Basically, in 1992-93 Beck was hanging out in
L.A., fresh from a folk / anti-folk scene experience in NYC, stuck with a
boring dayjob at a video store (he could
have, perhaps, become the next Tarantino, but what is it, really, that decides
whether your brain gets hung up on music or on film?) and playing really rotten
folk gigs at nightclubs where nobody would be listening to him anyway. In this
kind of context, it is only to easy to make the transition from «folk» to «anti-folk»
(a.k.a. «music you regurgitate back at folk audiences when they don't like you»),
and from there, to sheer musical hooliganry of the ugliest kind.
The best thing that can be said about Golden Feelings (and I feel fairly sure
the title is really a variation on «golden showers», even if I know I can't
prove it) is that it does display a sick sense of humor. Beck takes it out on
everybody — the straightahead folker, the starry-eyed Donovan kind of folker,
the weathered old bluesman, the Southern country rocker, the passionate soul
man, and even Bruce Springsteen. The «Beck treatment circa 1992-93» means your
style being reproduced on a battered, out-of-tune guitar, sung in a battered,
out-of-tune vocal, with parodic or, in the worst of cases, dumbly repetitive
lyrics — all of it done so passionately that the maliciousness overwhelms the
talent, and only the most congenial intuition could probably spot tiny signs of
the «Beck genius» in any of these tunes.
Nevertheless, far be it from me to deny that
some of this stuff is quite damn funny. The accappella recitation of ʽSpecial
Peopleʼ, for instance, is a hilarious send-up of the «list principle» in rock
lyrics, where almost every second line neutralizes the first one ("special
people create belief, special people steal some beef... special people are so
sincere, special people got special beer") — simple, stupid, and
satisfactory. ʽTrouble All My Daysʼ is something that Tom Waits could have
recorded, had he been hit real hard with a hammer on the studio threshold. ʽBogus
Soulʼ bills itself exactly right, except that one doesn't even need to squint
hard to see how bogus it is (which kinda takes the sense out of bogus, if you
get my meaning). And ʽMutherfukerʼ sounds so much like a good old Ween tune
that it would be hard for me to believe that Beck never got the Boognish fever
while drifting around the East Coast. Not impossible, but hard.

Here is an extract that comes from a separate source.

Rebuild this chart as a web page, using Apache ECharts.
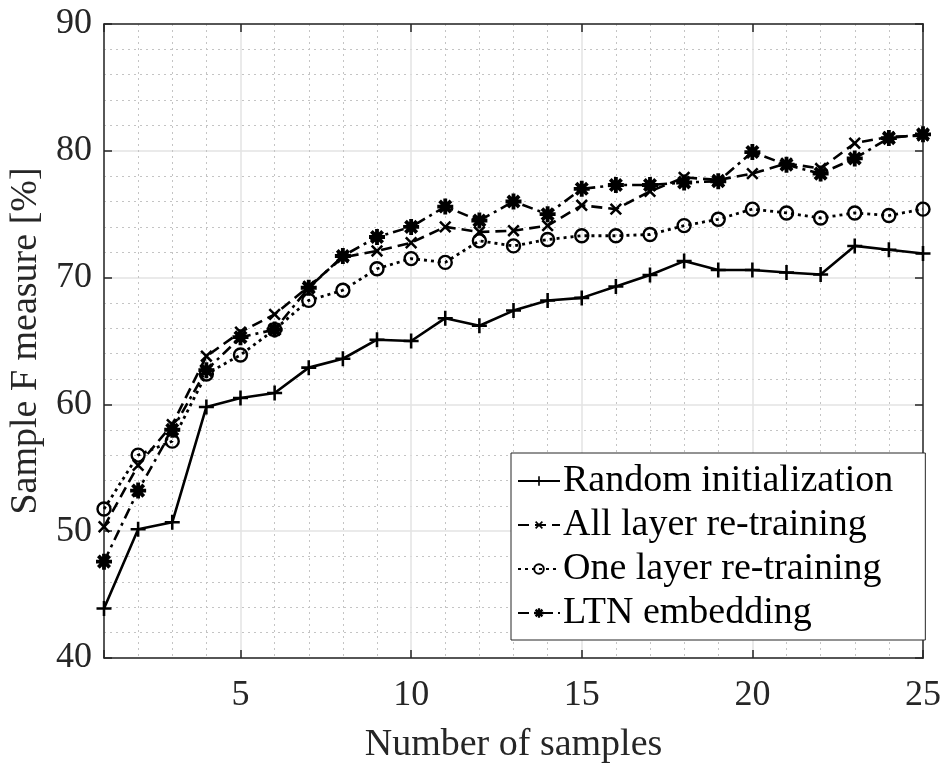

Probably the best of the bunch — and also one
of the few numbers here that might approach the status of a «real song» — is
ʽHeartland Feelingʼ, starting out as a spoken recommendation to write songs in
the style of John Cougar Mellencamp ("music of a heartland quality, just
powerful straightforward music") and then turning into a playful folk
rumination on losers and their lives: "He's only a person / Who doesn't
know shit / Nothin' happenin' / That's about it", which is probably a
chorus that John Cougar Mellencamp couldn't ever afford — but, in a way, is
better than every John Cougar Mellencamp chorus ever created.

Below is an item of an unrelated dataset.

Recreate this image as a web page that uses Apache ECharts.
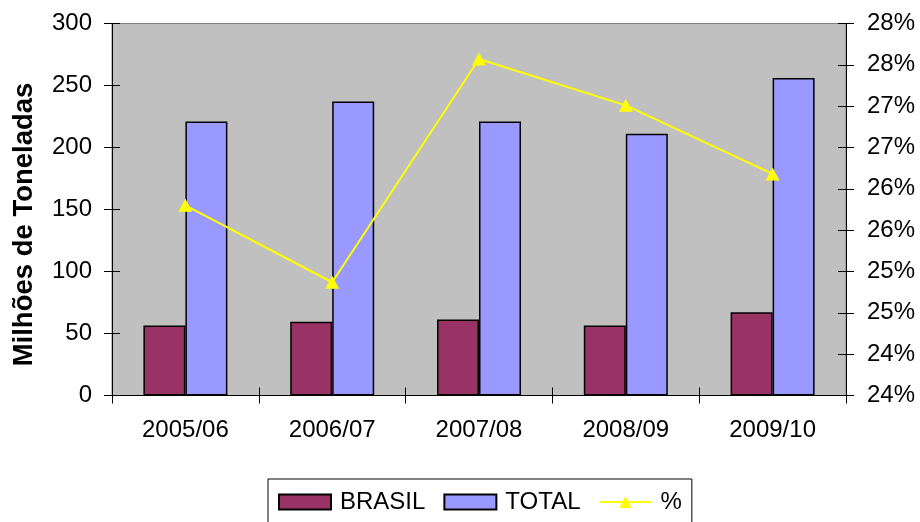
<!DOCTYPE html>
<html>
<head>
<meta charset="utf-8">
<script src="https://cdn.jsdelivr.net/npm/echarts@6/dist/echarts.min.js"></script>
<style>
  html, body { margin: 0; padding: 0; background: #ffffff; }
  #chart { width: 920px; height: 522px; }
</style>
</head>
<body>
<div id="chart"></div>
<script>
// Harvest seasons
const categories = ['2005/06', '2006/07', '2007/08', '2008/09', '2009/10'];
// Production, millions of tonnes
const brasil = [56.5, 59.4, 61.3, 56.5, 67.2];
const total = [221, 237, 221, 211, 256];
// Brazil's share of the total, in percent
const share = [25.8, 24.87, 27.57, 27.01, 26.18];

const FONT = '"Liberation Sans", Arial, sans-serif';

const chart = echarts.init(document.getElementById('chart'), null, { renderer: 'canvas' });

const hiddenLabels = { show: false };
const noLine = { show: false };

chart.setOption({
  backgroundColor: '#ffffff',
  animation: false,
  textStyle: { fontFamily: FONT, color: '#000' },
  grid: {
    left: 112, right: 74, top: 23.5, bottom: 126.5,
    containLabel: false,
    outerBoundsMode: 'none',
    show: true,
    backgroundColor: '#c0c0c0',
    borderColor: '#808080',
    borderWidth: 1
  },
  legend: {
    data: [
      { name: 'BRASIL', icon: 'rect' },
      { name: 'TOTAL', icon: 'rect' },
      { name: '%' }
    ],
    left: 268,
    top: 479,
    padding: [11, 10, 30, 10],
    borderColor: '#000',
    borderWidth: 1,
    itemWidth: 52,
    itemHeight: 15,
    itemGap: 18,
    textStyle: { fontFamily: FONT, fontSize: 24, color: '#000', padding: [0, 0, 0, 4] }
  },
  xAxis: [
    {
      type: 'category',
      data: categories,
      position: 'bottom',
      boundaryGap: true,
      axisLine: { show: true, lineStyle: { color: '#000', width: 1 } },
      axisTick: { show: true, length: 8, inside: false, lineStyle: { color: '#000' } },
      axisLabel: { fontFamily: FONT, fontSize: 24, color: '#000', margin: 23 },
      splitLine: { show: false }
    },
    {
      // inward half of the crossing tick marks
      type: 'category',
      data: categories,
      position: 'bottom',
      boundaryGap: true,
      axisLine: noLine,
      axisTick: { show: true, length: 8, inside: true, lineStyle: { color: '#000' } },
      axisLabel: hiddenLabels,
      splitLine: { show: false }
    }
  ],
  yAxis: [
    {
      type: 'value',
      position: 'left',
      min: 0, max: 300, interval: 50,
      name: 'Milhões de Toneladas',
      nameLocation: 'middle',
      nameGap: 74,
      nameRotate: 90,
      nameTextStyle: { fontFamily: FONT, fontSize: 27.5, fontWeight: 'bold', color: '#000', padding: [0, 30, 0, 0] },
      axisLine: { show: true, lineStyle: { color: '#000', width: 1 } },
      axisTick: { show: true, length: 8, inside: false, lineStyle: { color: '#000' } },
      axisLabel: { fontFamily: FONT, fontSize: 24, color: '#000', margin: 20 },
      splitLine: { show: false }
    },
    {
      type: 'value',
      position: 'right',
      min: 23.5, max: 28, interval: 0.5,
      axisLine: { show: true, lineStyle: { color: '#000', width: 1 } },
      axisTick: { show: true, length: 8, inside: false, lineStyle: { color: '#000' } },
      axisLabel: {
        fontFamily: FONT, fontSize: 24, color: '#000', margin: 21,
        formatter: v => Math.round(v) + '%'
      },
      splitLine: { show: false }
    },
    {
      type: 'value',
      position: 'left',
      min: 0, max: 300, interval: 50,
      axisLine: noLine,
      axisTick: { show: true, length: 8, inside: true, lineStyle: { color: '#000' } },
      axisLabel: hiddenLabels,
      splitLine: { show: false }
    },
    {
      type: 'value',
      position: 'right',
      min: 23.5, max: 28, interval: 0.5,
      axisLine: noLine,
      axisTick: { show: true, length: 8, inside: true, lineStyle: { color: '#000' } },
      axisLabel: hiddenLabels,
      splitLine: { show: false }
    }
  ],
  series: [
    {
      name: 'BRASIL',
      type: 'bar',
      data: brasil,
      barWidth: 42,
      barGap: '0%',
      itemStyle: { color: '#993366', borderColor: '#000', borderWidth: 1.5 }
    },
    {
      name: 'TOTAL',
      type: 'bar',
      data: total,
      barWidth: 42,
      barGap: '0%',
      itemStyle: { color: '#9999ff', borderColor: '#000', borderWidth: 1.5 }
    },
    {
      name: '%',
      type: 'line',
      yAxisIndex: 1,
      data: share,
      symbol: 'triangle',
      symbolSize: [14, 13],
      lineStyle: { color: '#ffff00', width: 2 },
      itemStyle: { color: '#ffff00', borderWidth: 0 },
      z: 5
    }
  ]
});
</script>
</body>
</html>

Other «songs» on Golden Feelings may be counted
on one's fingers, and, besides, they would soon be re-recorded in more polished
versions on Beck's next album. ʽGettin' Homeʼ is a nice little country blues
shuffle, running about three out of four minutes too long, but with a moody
enough, if not too original, chord change. ʽTotally Confusedʼ also seems to
take itself a pinch more seriously than the average track on here — at the very
least, it could be deemed «personal», seeing as how Beck must have been totally confused at the time.

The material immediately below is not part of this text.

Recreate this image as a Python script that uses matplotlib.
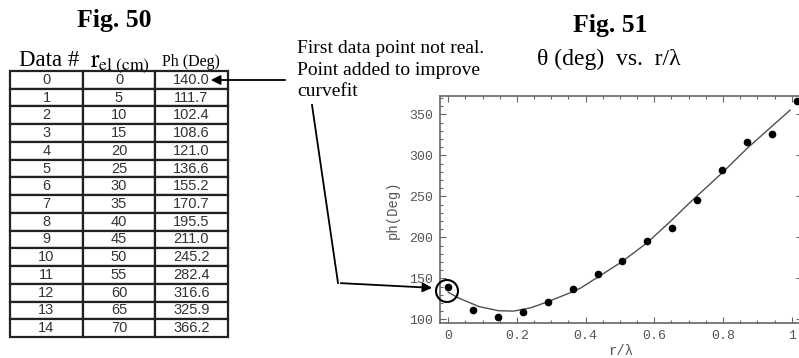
import numpy as np
import matplotlib.pyplot as plt
from matplotlib.patches import Circle

plt.rcParams['mathtext.fontset'] = 'stix'

# table data (Fig. 50)
data_no = list(range(15))
r_el = [0, 5, 10, 15, 20, 25, 30, 35, 40, 45, 50, 55, 60, 65, 70]
ph = [140.0, 111.7, 102.4, 108.6, 121.0, 136.6, 155.2, 170.7,
      195.5, 211.0, 245.2, 282.4, 316.6, 325.9, 366.2]
wavelength = 69.0  # cm

# curve fit (Fig. 51)
fit_x = [0.0, 0.03, 0.09, 0.146, 0.19, 0.24, 0.29, 0.35, 0.385, 0.43,
         0.505, 0.578, 0.646, 0.70, 0.796, 0.869, 0.995]
fit_y = [133, 126, 115.5, 110.5, 110, 114, 121.5, 131.5, 138, 150,
         170, 193, 219, 241, 278, 308, 355]

note = ['First data point not real.', 'Point added to improve', 'curvefit']

W, H = 799, 358
fig = plt.figure(figsize=(W / 100, H / 100), dpi=100)
mono = 'Liberation Mono'
serif = 'Liberation Serif'

# plot axes
ax = fig.add_axes([440 / W, 35 / H, 362 / W, 227.3 / H])
x = np.array(r_el) / wavelength
ax.plot(fit_x, fit_y, color='#505050', lw=1.0)
ax.plot(x, ph, 'o', color='black', ms=4.5)
ax.set_xlim(-0.024, 1.03)
ax.set_ylim(95.5, 372.7)
ax.set_xticks([0, 0.2, 0.4, 0.6, 0.8, 1.0])
ax.set_xticklabels(['0', '0.2', '0.4', '0.6', '0.8', '1'])
ax.set_xticks(np.arange(0, 1.03, 0.05), minor=True)
ax.set_yticks([100, 150, 200, 250, 300, 350])
ax.set_yticks(np.arange(100, 371, 10), minor=True)
ax.tick_params(which='both', direction='in', top=True, right=True,
               colors='#666666', labelcolor='#555555', width=0.8)
ax.tick_params(which='major', length=4, labelsize=9.5, pad=5)
ax.tick_params(which='minor', length=2)
for lab in ax.get_xticklabels() + ax.get_yticklabels():
    lab.set_family(mono)
for s in ax.spines.values():
    s.set_color('#666666')
    s.set_linewidth(1.2)
ax.set_ylabel('ph(Deg)', family=mono, fontsize=10, color='#555555')
ax.yaxis.set_label_coords(-0.11, 0.5)
ax.set_xlabel('r/λ', family=mono, fontsize=10, color='#555555')
ax.xaxis.set_label_coords(0.5, -0.092)

# overlay in pixel units for table and annotations
ov = fig.add_axes([0, 0, 1, 1])
ov.set_xlim(0, W)
ov.set_ylim(H, 0)
ov.axis('off')
ov.set_zorder(5)
ov.patch.set_visible(False)

ov.text(114, 27, 'Fig. 50', family=serif, weight='bold', fontsize=18.5,
        ha='center', va='baseline')
ov.text(610, 32, 'Fig. 51', family=serif, weight='bold', fontsize=18.5,
        ha='center', va='baseline')
ov.text(537, 65, 'θ (deg)  vs.  r/λ', family=serif, fontsize=17,
        ha='left', va='baseline')

ov.text(49, 66.5, 'Data #', family=serif, fontsize=16.5, ha='center', va='baseline')
ov.text(90, 66.5, r'$\mathrm{r}_{\mathrm{el\ (cm)}}$', fontsize=18,
        ha='left', va='baseline')
ov.text(191, 66, 'Ph (Deg)', family=serif, fontsize=11.5, ha='center', va='baseline')

rows = [[str(d), str(r), f'{p:.1f}'] for d, r, p in zip(data_no, r_el, ph)]
top, bot, left, right = 71, 337, 10, 228
tb = ov.table(cellText=rows, cellLoc='center',
              colWidths=[73 / W, 72 / W, 73 / W],
              bbox=[left / W, (H - bot) / H, (right - left) / W, (bot - top) / H])
tb.auto_set_font_size(False)
for cell in tb.get_celld().values():
    cell.set_linewidth(1.6)
    cell.set_edgecolor('#222222')
    cell.get_text().set_fontsize(10.5)
    cell.get_text().set_family('Liberation Sans')
    cell.get_text().set_color('#333333')

# note and arrows
for i, line in enumerate(note):
    ov.text(297, 53 + 21.7 * i, line, family=serif, fontsize=14,
            ha='left', va='baseline')
ov.annotate('', xy=(208, 80), xytext=(288, 80),
            arrowprops=dict(arrowstyle='-|>', color='black', lw=1.3,
                            mutation_scale=14))
ov.plot([312, 338], [105, 283], color='black', lw=1.3)
ov.annotate('', xy=(435, 288), xytext=(338, 283),
            arrowprops=dict(arrowstyle='-|>', color='black', lw=1.3,
                            mutation_scale=14))
ov.add_patch(Circle((447, 291), 11, fill=False, ec='black', lw=1.5))

fig.savefig('out.png', dpi=100)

The guy's interest in things other than «folk»
and «anti-folk» is already evident: some of the shorter tracks contain muffled
samples, some experiment with noise (rather boringly, I'd say), but it is
interesting that Beck preferred not to include the one tune that would
eventually propel him into the limelight — the sarcastic hip-hop anthem
ʽLoserʼ, with Beck rapping over a sampled slide guitar melody — apparently he
thought of that one as totally unsuitable for the overall mood of Golden Feelings. Which could,
altogether, be described as «hangover folk muzak, fresh from the toilet seat». But
do help yourself if you feel like it.